Ecco il paese. Ecco le prigioni.[2] Non possiamo entrare. Poco lontano, in mezzo agli orti, troviamo la fossa comune. Anche qui c’è un cippo, a ricordo. In questo luogo è sepolto il padre di Roberto, il piemontese nostro compagno di viaggio. Anche il marito di Enrica – padre di Julia e nonno di Angela[3] – è sepolto qui. Era tenente del III Battaglione Genio della Julia. Nel novembre 1942 era in licenza, a Crespano del Grappa. Ritornò sul Don, dove – nel gennaio 1943 – fu fatto prigioniero.
Nell’agosto 1943 nacque una figlia: è stata chiamata Julia, come la Divisione alpina.
E se fosse stato un maschio? Armir, come la nostra Armata in Russia.
Si rientra tardi, a Mosca. Saranno le 22.00. Cena, e poi a letto.
Domenica – 28 maggio 1995
Sveglia alle sei. Con la Bianca si va al mercato, vicino al nostro albergo. Stanno sistemando le bancarelle. Grande, questo mercato... si paga il biglietto per entrare!
Torniamo in albergo. Colazione e poi – in corriera – visita al bellissimo villaggio di Kolomenskoje. C’è una chiesa stupenda, entro. È domenica e c’è tanta gente. Sono molto devoti. Nel giardino vi sono querce di oltre duemila anni, tanto grosse che non bastano quattro persone per abbracciarne la circonferenza.
Ultimo pranzo a Mosca e poi via... all’aeroporto. Fa sempre un gran caldo e sul fiume si vedono tantissimi bagnanti, come a Jesolo. Altro che Russia fredda! E tutti i maglioni nella mia valigia!
Dogana, passaporto, visto. Ho perso gli occhiali. L’aereo decolla alle 14.30.
Ciao, Russia, forse tornerò. Sono vicino al finestrino e il ritorno è tanto breve. Cambio di aereo a Milano. Puntuali, siamo a Venezia alle 22.45. C’è il pullmino che ci aspetta. Siamo a Pedavena a mezzanotte e trenta.

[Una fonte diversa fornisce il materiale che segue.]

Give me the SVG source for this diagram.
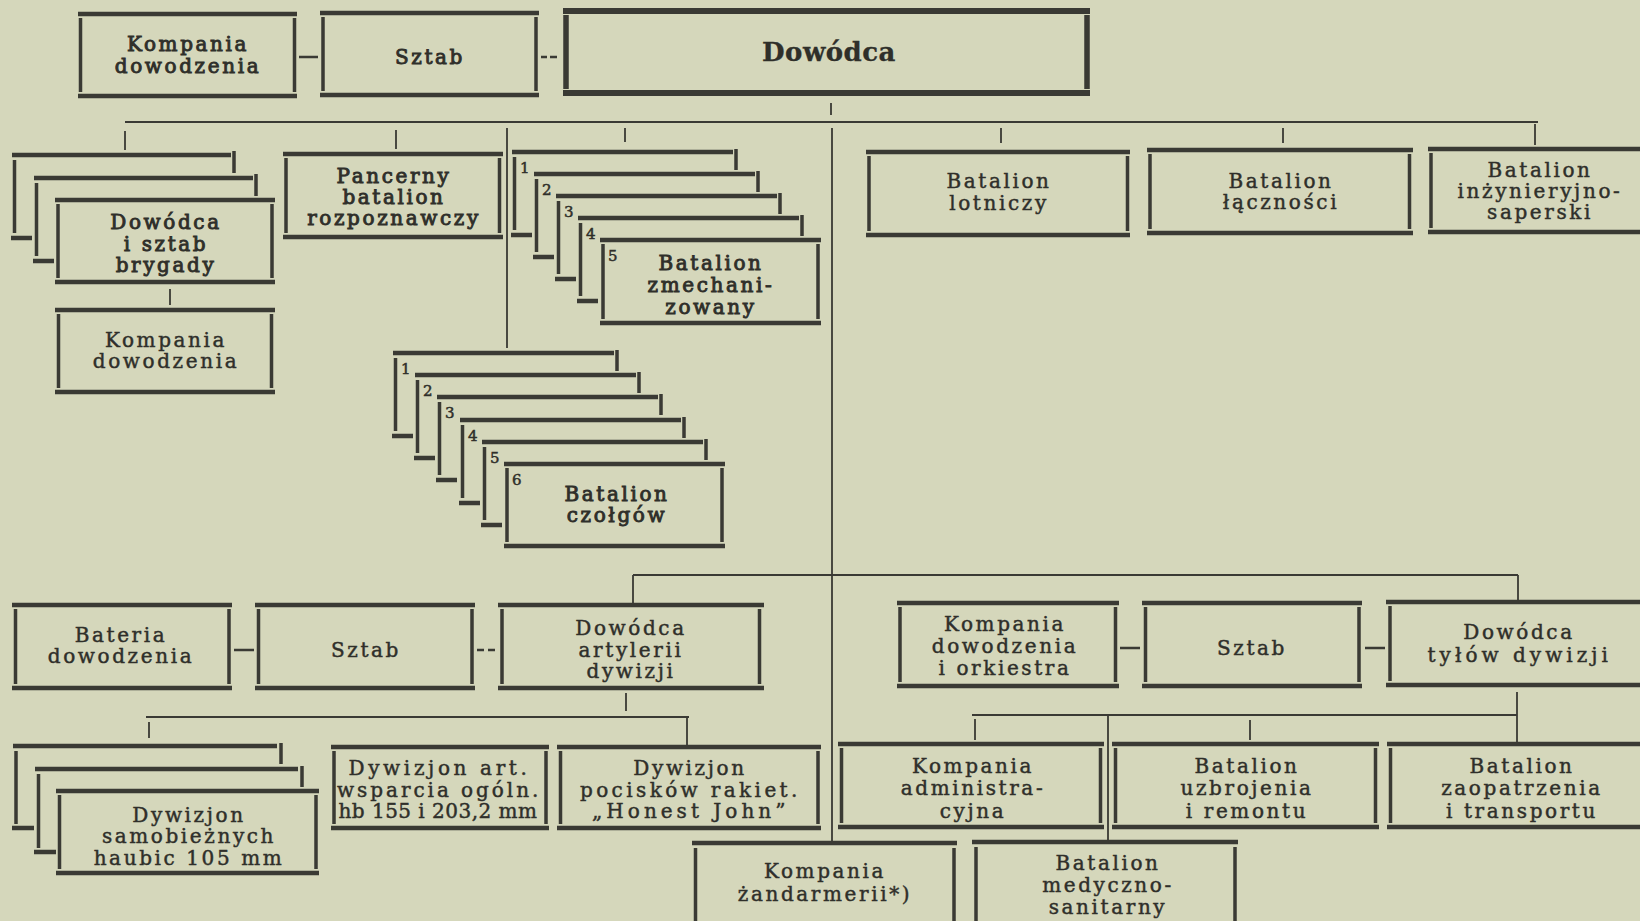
<svg xmlns="http://www.w3.org/2000/svg" width="1640" height="921" viewBox="0 0 1640 921">
<style>
.bg{fill:#d5d7bb}
.bar{stroke:#3a3a34;stroke-width:4.5;fill:none}
.sd{stroke:#3a3a34;stroke-width:3.5;fill:none}
.bar6{stroke:#3a3a34;stroke-width:6;fill:none}
.sd6{stroke:#3a3a34;stroke-width:5.5;fill:none}
.ln{stroke:#3a3a34;stroke-width:1.8;fill:none}
.dash{stroke:#3a3a34;stroke-width:2.4;fill:none}
text{font-family:"DejaVu Serif","Liberation Serif",serif;font-size:20px;fill:#2f2f2a;stroke:#2f2f2a;stroke-width:0.45px;text-anchor:middle;letter-spacing:2.6px}
.b{stroke-width:0.9px}
.big{font-weight:bold;font-size:26px;letter-spacing:0.5px;stroke-width:0.3px}
.n{font-size:15px;text-anchor:start;letter-spacing:0;stroke-width:0.5px}
</style>
<rect class="bg" x="0" y="0" width="1640" height="921"/>

<g id="connectors">
<path class="dash" d="M299 57 H318 M541 57 H547 M550 57 H557"/>
<path class="ln" d="M831 103 V115 M125 122 H1538 M125 131 V150 M396 130 V149 M507 128 V348 M625 128 V142 M832 128 V843 M1001 128 V143 M1283 128 V143 M1535 124 V145"/>
<path class="ln" d="M170 289 V305"/>
<path class="ln" d="M633 575 H1518 M633 575 V603 M1518 575 V600"/>
<path class="dash" d="M234 650 H254 M477 650 H484 M488 650 H495"/>
<path class="ln" d="M626 693 V711 M146 717 H689 M149 722 V738 M687 717 V745"/>
<path class="dash" d="M1120 648 H1140 M1365 648 H1385"/>
<path class="ln" d="M1517 692 V742 M972 715 H1517 M975 719 V740 M1250 720 V740 M1108 715 V842"/>
</g>

<g id="n-kompania-dowodzenia-top">
<path class="bar" d="M78 14 H297 M78 96 H297"/>
<path class="sd" d="M80.5 18 V92 M294.5 18 V92"/>
<text class="b" x="188" y="51">Kompania</text>
<text class="b" x="188" y="73">dowodzenia</text>
</g>

<g id="n-sztab-top">
<path class="bar" d="M320 13 H539 M320 95 H539"/>
<path class="sd" d="M323 17 V91 M536 17 V91"/>
<text class="b" x="430" y="64">Sztab</text>
</g>

<g id="n-dowodca">
<path class="bar6" d="M563 11 H1090 M563 93 H1090"/>
<path class="sd6" d="M566 15 V89 M1087 15 V89"/>
<text class="big" x="829" y="61">Dowódca</text>
</g>

<g id="n-dowodca-brygady">
<path class="bar" d="M12 155 H231 M11 238 H32 M34 178 H253 M33 261 H54 M55 200 H275 M55 282 H275"/>
<path class="sd" d="M234 151 V173 M14.5 160 V233 M256 174 V196 M36.5 183 V256 M58 204 V278 M272 204 V278"/>
<text class="b" x="166" y="229">Dowódca</text>
<text class="b" x="166" y="251">i sztab</text>
<text class="b" x="166" y="272">brygady</text>
</g>

<g id="n-kompania-dowodzenia-2">
<path class="bar" d="M55 310 H275 M55 392 H275"/>
<path class="sd" d="M58.5 314 V388 M271.5 314 V388"/>
<text x="166" y="347">Kompania</text>
<text x="166" y="368">dowodzenia</text>
</g>

<g id="n-pancerny">
<path class="bar" d="M283 154 H503 M283 237 H503"/>
<path class="sd" d="M286 158 V233 M499.5 158 V233"/>
<text class="b" x="394" y="183">Pancerny</text>
<text class="b" x="394" y="204">batalion</text>
<text class="b" x="394" y="225">rozpoznawczy</text>
</g>

<g id="n-batalion-zmechanizowany">
<path class="bar" d="M512 152 H733 M511 235 H532 M534 174 H755 M533 257 H554 M556 196 H777 M555 279 H576 M578 218 H799 M577 301 H598 M600 240 H821 M600 323 H821"/>
<path class="sd" d="M736 149 V170 M514.5 157 V230 M758 171 V192 M536.5 179 V252 M780 193 V214 M558.5 201 V274 M802 215 V236 M580.5 223 V296 M603 244 V319 M818 244 V319"/>
<text class="n" x="520" y="173">1</text>
<text class="n" x="542" y="195">2</text>
<text class="n" x="564" y="217">3</text>
<text class="n" x="586" y="239">4</text>
<text class="n" x="608" y="261">5</text>
<text class="b" x="711" y="270">Batalion</text>
<text class="b" x="711" y="292">zmechani-</text>
<text class="b" x="711" y="314">zowany</text>
</g>

<g id="n-batalion-czolgow">
<path class="bar" d="M393 353 H614 M392 436 H413 M415 375 H636 M414 458 H435 M437 397 H658 M436 480 H457 M460 420 H681 M459 503 H480 M482 442 H703 M481 525 H502 M504 464 H725 M504 546 H725"/>
<path class="sd" d="M617 350 V371 M395.5 358 V431 M639 372 V393 M417.5 380 V453 M661 394 V415 M439.5 402 V475 M684 417 V438 M462.5 425 V498 M706 439 V460 M484.5 447 V520 M507 468 V542 M722 468 V542"/>
<text class="n" x="401" y="374">1</text>
<text class="n" x="423" y="396">2</text>
<text class="n" x="445" y="418">3</text>
<text class="n" x="468" y="441">4</text>
<text class="n" x="490" y="463">5</text>
<text class="n" x="512" y="485">6</text>
<text class="b" x="617" y="501">Batalion</text>
<text class="b" x="617" y="522">czołgów</text>
</g>

<g id="n-batalion-lotniczy">
<path class="bar" d="M866 152 H1130 M866 235 H1130"/>
<path class="sd" d="M869 156 V231 M1127.5 156 V231"/>
<text x="999" y="188">Batalion</text>
<text x="999" y="210">lotniczy</text>
</g>

<g id="n-batalion-lacznosci">
<path class="bar" d="M1147 150 H1413 M1147 233 H1413"/>
<path class="sd" d="M1150 154 V229 M1409.5 154 V229"/>
<text x="1281" y="188">Batalion</text>
<text x="1281" y="209">łączności</text>
</g>

<g id="n-batalion-inzynieryjno-saperski">
<path class="bar" d="M1428 149 H1660 M1428 232 H1660"/>
<path class="sd" d="M1431 153 V228"/>
<text x="1540" y="177">Batalion</text>
<text x="1540" y="198">inżynieryjno-</text>
<text x="1540" y="219">saperski</text>
</g>

<g id="n-bateria-dowodzenia">
<path class="bar" d="M12 605 H232 M12 688 H232"/>
<path class="sd" d="M15.5 609 V684 M229 609 V684"/>
<text x="121" y="642">Bateria</text>
<text x="121" y="663">dowodzenia</text>
</g>

<g id="n-sztab-art">
<path class="bar" d="M255 605 H475 M255 688 H475"/>
<path class="sd" d="M258.5 609 V684 M472 609 V684"/>
<text x="366" y="657">Sztab</text>
</g>

<g id="n-dowodca-artylerii">
<path class="bar" d="M498 605 H764 M498 688 H764"/>
<path class="sd" d="M502 609 V684 M759.5 609 V684"/>
<text x="631" y="635">Dowódca</text>
<text x="631" y="657">artylerii</text>
<text x="631" y="678">dywizji</text>
</g>

<g id="n-dywizjon-samobieznych">
<path class="bar" d="M13 746 H277 M12 828 H34 M35 769 H298 M34 852 H56 M56 791 H319 M56 873 H319"/>
<path class="sd" d="M281 743 V764 M16 751 V824 M302 766 V787 M38.5 774 V848 M59.5 795 V869 M316 795 V869"/>
<text x="189" y="822">Dywizjon</text>
<text x="189" y="843">samobieżnych</text>
<text x="189" y="865">haubic 105 mm</text>
</g>

<g id="n-dywizjon-wsparcia">
<path class="bar" d="M331 747 H549 M331 828 H549"/>
<path class="sd" d="M334 751 V824 M546 751 V824"/>
<text x="439" y="775" textLength="181" lengthAdjust="spacing">Dywizjon art.</text>
<text x="439" y="797" textLength="204" lengthAdjust="spacing">wsparcia ogóln.</text>
<text x="439" y="818" textLength="201" lengthAdjust="spacing">hb 155 i 203,2 mm</text>
</g>

<g id="n-dywizjon-pociskow">
<path class="bar" d="M557 747 H821 M557 828 H821"/>
<path class="sd" d="M560.5 751 V824 M818 751 V824"/>
<text x="690" y="775">Dywizjon</text>
<text x="690" y="797" textLength="220" lengthAdjust="spacing">pocisków rakiet.</text>
<text x="690" y="818" textLength="196" lengthAdjust="spacing">„Honest John”</text>
</g>

<g id="n-kompania-dowodzenia-orkiestra">
<path class="bar" d="M897 603 H1119 M897 686 H1119"/>
<path class="sd" d="M900 607 V682 M1115.5 607 V682"/>
<text x="1005" y="631">Kompania</text>
<text x="1005" y="653">dowodzenia</text>
<text x="1005" y="675">i orkiestra</text>
</g>

<g id="n-sztab-tylow">
<path class="bar" d="M1142 603 H1362 M1142 686 H1362"/>
<path class="sd" d="M1145.5 607 V682 M1359 607 V682"/>
<text x="1252" y="655">Sztab</text>
</g>

<g id="n-dowodca-tylow">
<path class="bar" d="M1386 602 H1660 M1386 685 H1660"/>
<path class="sd" d="M1390 606 V681"/>
<text x="1519" y="639">Dowódca</text>
<text x="1519" y="662" textLength="183" lengthAdjust="spacing">tyłów dywizji</text>
</g>

<g id="n-kompania-administracyjna">
<path class="bar" d="M838 744 H1104 M838 827 H1104"/>
<path class="sd" d="M841.5 748 V823 M1100.5 748 V823"/>
<text x="973" y="773">Kompania</text>
<text x="973" y="795">administra-</text>
<text x="973" y="818">cyjna</text>
</g>

<g id="n-batalion-uzbrojenia">
<path class="bar" d="M1112 744 H1379 M1112 827 H1379"/>
<path class="sd" d="M1115.5 748 V823 M1375.5 748 V823"/>
<text x="1247" y="773">Batalion</text>
<text x="1247" y="795">uzbrojenia</text>
<text x="1247" y="818">i remontu</text>
</g>

<g id="n-batalion-zaopatrzenia">
<path class="bar" d="M1387 744 H1660 M1387 827 H1660"/>
<path class="sd" d="M1390.5 748 V823"/>
<text x="1522" y="773">Batalion</text>
<text x="1522" y="795">zaopatrzenia</text>
<text x="1522" y="818">i transportu</text>
</g>

<g id="n-kompania-zandarmerii">
<path class="bar" d="M692 843 H957"/>
<path class="sd" d="M695.5 848 V930 M954 848 V930"/>
<text x="825" y="878">Kompania</text>
<text x="825" y="901">żandarmerii*)</text>
</g>

<g id="n-batalion-medyczno-sanitarny">
<path class="bar" d="M972 842 H1238"/>
<path class="sd" d="M976 847 V930 M1235 847 V930"/>
<text x="1108" y="870">Batalion</text>
<text x="1108" y="892">medyczno-</text>
<text x="1108" y="914">sanitarny</text>
</g>
</svg>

Ecco, sono ritornato a casa. Ma ora so che lassù, sul Don, c’è il posto più tranquillo del mondo. C’è una grande pace e un grande silenzio. La finestra della mia stanza inquadra i boschi e le cime, ma lontano – oltre le Alpi, i grandi fiumi e le sconfinate pianure – vedo sempre quei villaggi e quelle betulle dove dormono tutti quei giovani che non sono tornati a casa. E Tu sei con loro, fratello mio.